Is Your Child Safe on the School Bus?

Posted by on May 8, 2017 in Autism ATRIUM, Featured | 0 comments

Is Your Child Safe on the School Bus?

Recently, a young girl with autism was struck twice in the face by a school bus aide. The person has not yet been charged, and the incident is still under investigation. Sadly, stories of abuse of our most vulnerable children are not uncommon.

After an incident several years ago with my own daughter, I requested that cameras be installed on all special ed buses in our school district and am very grateful that our town complied. While many communities across the country already have cameras in use, it’s important for you to know that this is not federally mandated and varies widely by school district, and that cameras alone many not curb abuse.

As parents, we are placing the safety of our precious children into the hands of bus and school staff on a daily basis. We should be able to do so without fear, but the reality is we must be vigilant advocates for our children at all times.

So what can we do to help ensure the safety of our kids?

  • Ask your child’s school to provide autism training to all bus drivers, monitors and aides.
  • If there are no cameras installed, talk to your school district: Abuse can still happen, but with cameras, it can be proven and addressed.
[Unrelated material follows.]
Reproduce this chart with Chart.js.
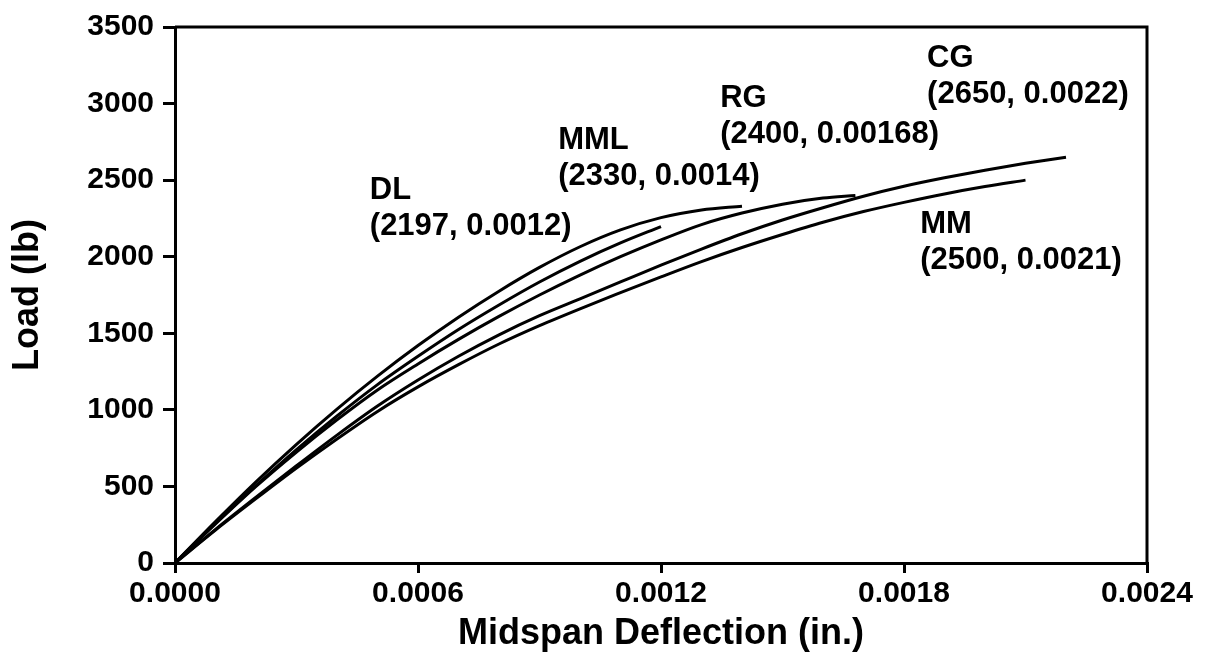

Ask if there is a camera installed on your child’s bus, ask how long the recordings are archived and how you can request to review video if you have reason to suspect a problem.  Confirm that personnel background checks are done and ask if bus drivers and monitors receive specialized training prior to working with children with disabilities.
  • Introduce yourself to your child’s bus staff, relay any concerns they should be aware of regarding your child’s individual needs.  For example, “Please use an eyes on, hands off approach,” or “My child needs to be supervised, but does not like to be touched.”
  • Observe your child:  Watch for changes in behavior or anxiety when getting on or off the bus.  Remember that this could be due to issues at school as well, so be sure to have discussions with both school and bus staff about your concerns.
  • Follow your gut – and the bus!  If you feel that something just isn’t right, drive the bus route at random times and monitor activity.
  • Ask the school to assign a buddy or peer pal on the bus.
  • Use photos of the bus driver and monitor as part of a social story for your child about going to school.  This will also allow your child to communicate with you using those same pictures.
  • If you notice any signs of abuse, take pictures, document everything, and report it to your local police department.
  • Work with school staff/speech pathologists to help your non-verbal child develop an effective means of communication.  Request an Assistive Technology Assessment if you feel your child would benefit from a communication/voice output device.
  • Provide a Student Profile Form to your school and bus staff with information specific to your child’s individual needs.

While most people who choose to work with children with special needs are very caring and compassionate individuals, there are those who take advantage of the fact that our non-verbal children are the ultimate victims of abuse because they are unable to report crimes against them.  It is crucial for us as parents to put every possible safeguard into place.